Va. thrift cools regulatory heat with stock offering.

Washington Federal Savings Bank, Herndon, Va., resolved four years of regulatory pain when it raised $15.3 million in a June stock offering to its existing shareholders.

The Office of Thrift Supervision terminated Washington Federal's capital directive on June 27, which mandated that the District of Columbia-area thrift raise the capital by July 1 or succumb to prompt corrective action measures.

Earlier Capital-Raising

"We sought to raise $15.3 million and received subscriptions for more than $19 million," said Washington Federal chairman William Calomiris.

Washington Federal was the second Washington area thrift to raise capital in the last year through a stock offering. Ameribanc Savings Bank in Annandale raised $30 million in equity last December to bring it into capital compliance.

Washington Federal's risk-based capital, which was less than the required 8% before the offering, now stands at 11.89 percent of total assets. The thrift now qualifies as a "well-capitalized institution" for regulatory purpose.

Such was not always the case. Though Washington Federal has a highly profitable mortgage operation and has earned money over the last four years, the thrift's balance sheet was hammered by the capital requirements imposed by the Financial Institutions Reform, Recovery, and Enforcement Act of 1989.

Washington Federal n 1990, under then-president William Sinclair, a well-known local banker, had its recapitalization plan approved by the OTS. But in August 1991, as shrinkage and earnings proved unable to resolve the thrift's capital problems, the OTS revoked the approval.

Convincing the OTS

At least one prior effort to recapitalize the thrift, through a rights offering and a $9 million private placement of stock to a local investor group, fell through late last year.

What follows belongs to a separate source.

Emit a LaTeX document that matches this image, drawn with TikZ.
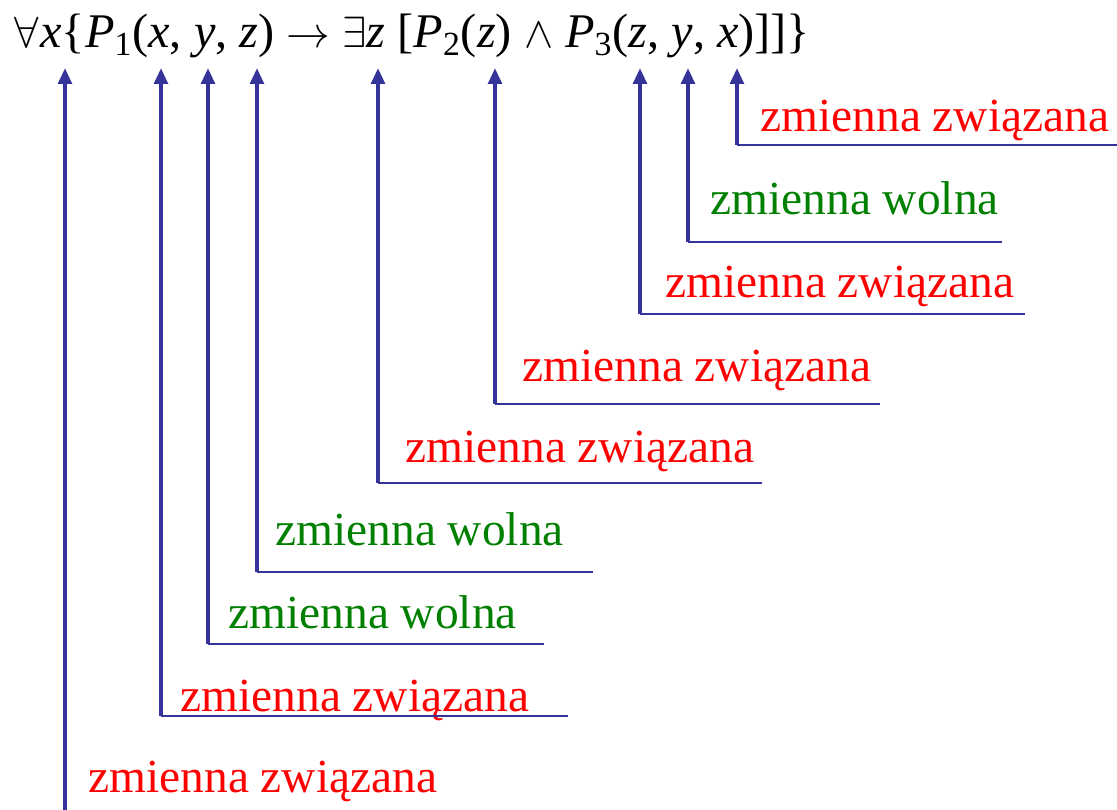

But Washington Federal's management, under chief executive Carroll Amos, convinced the OTS that the prospects for raising capital were good enough to extend the thrift's deadline. Legg Mason Wood Walker Inc., the Baltimore brokerage advised Washington Federal on the offering.

The thrift shrunk its footings from more than $1 billion in 1990 to $655.8 million in March. Nonperforming assets, however, remained at 4.35 percent in March, the latest period for which figures are available. In its most recent quarterly statement, Washington Federal said reducing nonperformers is its No. 1 priority.

Mr. Among said the bank expects to dispose of a high percentage of its other real estate owned "at nondiscount prices" in the next fiscal year. He cited the slightly improved real estate market.